The Formation and Dynamics of Teacher Roles in a Teacher-Student Groupwork during a Robotic Project
Description
Over the last decade, with the ever-increasing demand of STEM majors for the job market and the introduction of Next Generation Science Standards, the need for introducing and integrating engineering practices within the K-12 curriculum has risen. Accordingly, professional development (PD) programs have been seeking to prepare teachers for incorporating various engineering practices into their curriculum. Several research studies have examined the effectiveness of PD programs by evaluating teacher knowledge, self-efficacy, and student learning outcomes about engineering practices. However, often, teachers themselves are novices to engineering practices. Thus, in the context of PD programs that simultaneously engage teachers and students, it is pertinent to ask “How do teachers resolve the tension between learning alongside their students and teaching them?” In this paper, we seek to address this question by examining the interactions between two teachers and four students as they learned about robotics and worked together as a group to address an engineering design problem. We asked: (a) what actions and strategies did the teachers utilize within the group (teacher’s roles)? and (b) how did these actions impede or facilitate students’ learning about robotics and engineering practices?
The context of this case study is a four-week summer robotic education program for high school teachers. One of the requirements for attending was that each teacher applicant recruit two students from their schools and participate in the program as a team. This novel structure of participation (teachers with students) was decided in response to feedback from earlier PD workshops conducted by the project leaders. It was envisioned that teachers working alongside students would help inform their strategies concerning how to adapt their PD lessons and activities for classroom implementations. Moreover, we anticipated that working as a team would reveal the various actions that teachers might take as they work with their students during school year.
A total of 10 teachers and 22 students from 8 inner-city schools attended the program. In this paper, we focus on one group of two teachers and four students. We video-recorded their interactions throughout the program, took field notes, and interviewed the teachers during the second, third, and last week of the program. We used a thematic analysis approach for coding the field notes, studying the videos, and excerpts from interviews to understand how teachers perceived their roles within the group, what actions they took to manifest their initial goals, and if and how their intended roles changed because of working with students.

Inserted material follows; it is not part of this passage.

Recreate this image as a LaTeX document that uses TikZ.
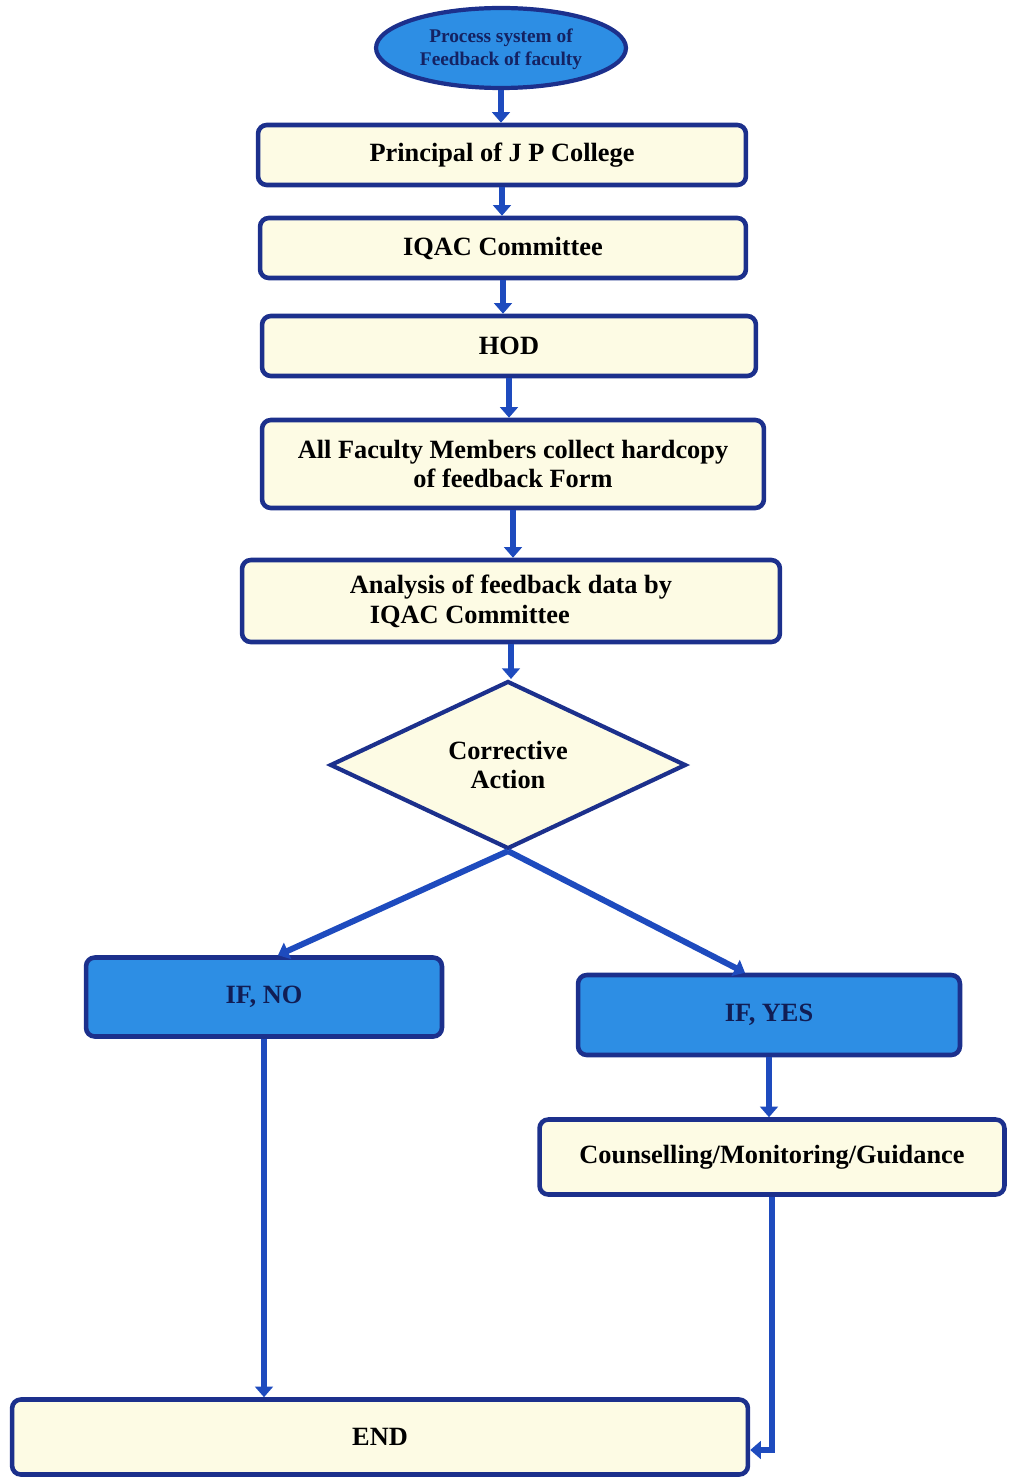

The results of preliminary analysis show that, initially, the teachers facilitated students’ learning and the distribution of tasks among them. As the group began facing technical challenges and failures, the teachers intervened more often to fix problems or suggest solutions. The final paper will present a narrative of the roles that teachers played within the group and how their actions might impact students’ learning. The results of this study can contribute to our knowledge about teacher’s pedagogical actions that can facilitate or hinder student learning and how to promote positive strategies within the PDs.